A treatment for phobia

Oft used by behavioral therapists - during the course of therapy, the sufferer is directly confronted with the object of their loathing or fear. This may be carried out over a period of time, introducing first the idea of confrontation, building up to actually facing the feared circumstance or object.

It is sometimes known as flooding,and can also be used in habit-breaking. The underlying principle is that the sufferer is flooded with experiences of a particular kind to the extent that the client either builds an aversion or becomes inured to them.

The first outcome is sought to break habits, for example, giving up smoking. I used this, chain-smoking pack after pack until I felt sick. It was easier to avoid outting a fag in my mouth and lighting up after this experience.

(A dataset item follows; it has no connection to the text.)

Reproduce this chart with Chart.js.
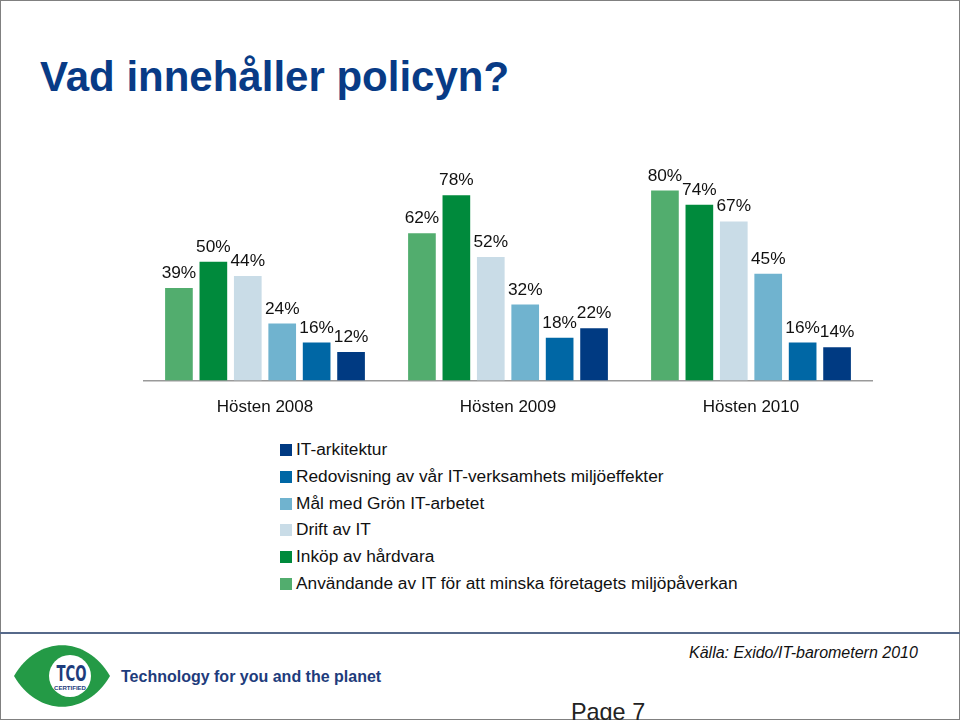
<!DOCTYPE html>
<html>
<head>
<meta charset="utf-8">
<script src="https://cdn.jsdelivr.net/npm/chart.js@4/dist/chart.umd.min.js"></script>
<style>
    html, body { margin: 0; padding: 0; background: #fff; }
    #page {
        position: relative; width: 960px; height: 720px; overflow: hidden;
        font-family: "Liberation Sans", Arial, sans-serif;
    }
    #deco { position: absolute; left: 0; top: 0; }
    #chart { position: absolute; left: 0; top: 0; }
    #legend { position: absolute; left: 280px; top: 436px; }
    #legend .row { height: 26.8px; line-height: 26.8px; font-size: 17.3px; color: #111; white-space: nowrap; }
    #legend .box { display: inline-block; width: 12px; height: 12px; margin-right: 4px; vertical-align: -1px; }
</style>
</head>
<body>
<div id="page">
    <svg id="deco" width="960" height="720">
        <rect x="0.5" y="0.5" width="959" height="719" fill="none" stroke="#808080" stroke-width="1"/>
        <text x="40" y="91" font-family="Liberation Sans, Arial" font-weight="bold" font-size="42" fill="#083b86">Vad innehåller policyn?</text>
        <rect x="0" y="632" width="960" height="2" fill="#56698a"/>
        <path d="M14,676 C38,635 86,635 110,676 C86,717 38,717 14,676 Z" fill="#249a46"/>
        <circle cx="70" cy="676" r="21" fill="#fff"/>
        <text x="56.5" y="680.5" font-family="Liberation Sans Narrow, DejaVu Sans Condensed, Liberation Sans" font-weight="bold" font-size="22" fill="#1e3c7c" textLength="30" lengthAdjust="spacingAndGlyphs">TCO</text>
        <text x="54" y="690" font-family="Liberation Sans, Arial" font-weight="bold" font-size="5.5" fill="#1e3c7c" textLength="32" lengthAdjust="spacingAndGlyphs">CERTIFIED</text>
        <text x="121" y="682" font-family="Liberation Sans, Arial" font-weight="bold" font-size="16" fill="#1e3c7c">Technology for you and the planet</text>
        <text x="689" y="658" font-family="Liberation Sans, Arial" font-style="italic" font-size="16" fill="#111">Källa: Exido/IT-barometern 2010</text>
        <text x="571" y="720" font-family="Liberation Sans, Arial" font-size="23.4" fill="#222">Page 7</text>
    </svg>
    <canvas id="chart" width="960" height="435"></canvas>
    <div id="legend"></div>
</div>
<script>
"use strict";

const categories = ["Hösten 2008", "Hösten 2009", "Hösten 2010"];
const seriesNames = [
    "Användande av IT för att minska företagets miljöpåverkan",
    "Inköp av hårdvara",
    "Drift av IT",
    "Mål med Grön IT-arbetet",
    "Redovisning av vår IT-verksamhets miljöeffekter",
    "IT-arkitektur"
];
const anvandande = [39, 62, 80];
const inkop = [50, 78, 74];
const drift = [44, 52, 67];
const malGronIt = [24, 32, 45];
const redovisning = [16, 18, 16];
const itArkitektur = [12, 22, 14];
const seriesColors = ["#52ad6e", "#008a3c", "#c9dce7", "#70b3cf", "#0067a5", "#003a82"];

const seriesValues = [anvandande, inkop, drift, malGronIt, redovisning, itArkitektur];

const valueLabels = {
    id: "valueLabels",
    afterDatasetsDraw(chart) {
        const ctx = chart.ctx;
        ctx.save();
        ctx.font = "17.3px 'Liberation Sans', Arial";
        ctx.fillStyle = "#111";
        ctx.textAlign = "center";
        ctx.textBaseline = "alphabetic";
        chart.data.datasets.forEach(function (ds, i) {
            chart.getDatasetMeta(i).data.forEach(function (bar, j) {
                ctx.fillText(ds.data[j] + "%", bar.x, bar.y - 10);
            });
        });
        ctx.restore();
    }
};

Chart.defaults.font.family = "'Liberation Sans', Arial, sans-serif";

let chart = new Chart(document.getElementById("chart"), {
    type: "bar",
    data: {
        labels: categories,
        datasets: seriesNames.map(function (name, i) {
            return {
                label: name,
                data: seriesValues[i],
                backgroundColor: seriesColors[i],
                barPercentage: 0.804,
                categoryPercentage: 0.85
            };
        })
    },
    options: {
        responsive: false,
        animation: false,
        devicePixelRatio: 1,
        layout: {
            padding: { left: 143.5, right: 87.5, top: 143, bottom: 0 }
        },
        plugins: {
            legend: { display: false },
            tooltip: { enabled: false }
        },
        scales: {
            x: {
                grid: { display: false, drawTicks: false },
                border: { display: true, color: "#9a9a9a", width: 1.5 },
                ticks: { color: "#111", font: { size: 17 }, padding: 17 }
            },
            y: {
                display: false,
                min: 0,
                max: 100
            }
        }
    },
    plugins: [valueLabels]
});

// legend listed bottom series first, like the original slide
let legend = document.getElementById("legend");
chart.data.datasets.slice().reverse().forEach(function (ds) {
    let row = document.createElement("div");
    row.className = "row";
    row.innerHTML = '<span class="box" style="background:' + ds.backgroundColor + '"></span>' + ds.label;
    legend.appendChild(row);
});
</script>
</body>
</html>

The second outcome is sought to overcome fears and phobias - a friend of mine successfully overcame her morbid arachnophobia after this type of treatment.

How it Works

The idea behind it is that the effort involved in continuing the emotional response is too great, and eventually, the client "gives up" the fear, simply because it costs too much to carry on. Oe example from 1960 involved a young woman who was terrified of riding in cars. The therapy consisted of bundling her into a car and driving her around for 4 hours. According to the researcher, "her fear attained heights of hysteria but she gradually subsided and relaxed and, by the end of the trip, her fear of cars had gone".

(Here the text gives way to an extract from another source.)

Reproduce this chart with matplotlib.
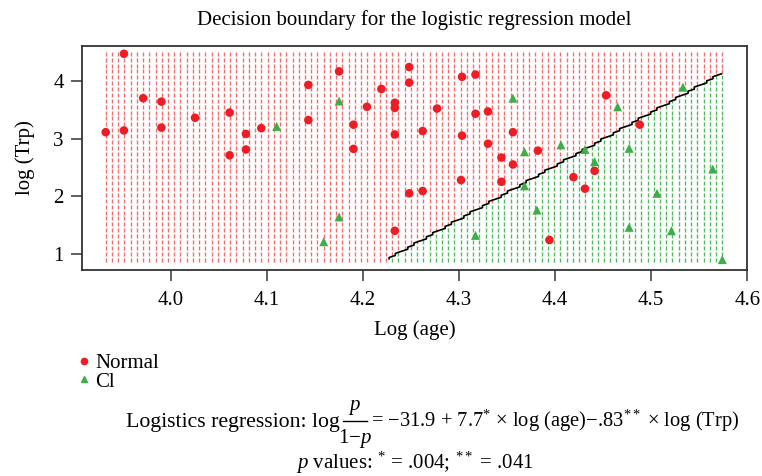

The methods used vary from one practitioner to another. Some begin with photographs of the feared object, with intense discussion and visualisation techniques, or hypnotherapy. This moves on to active confrontation with the object of fear, and finally the resolution of the phobia.

Many feel that whilst it can have tremendous benefits for some types of phobia (snake phobia is said to be difficult to treat, for example), it is "poor at producing long-term desensitisation to stimuli that elicit fear or panic", in other words, the effects are likely to decline over a long period of time.

Warning: this type of therapy is potentially dangerous, and should only be undertaken after careful consultation with a qualified practitioner, and under their direction.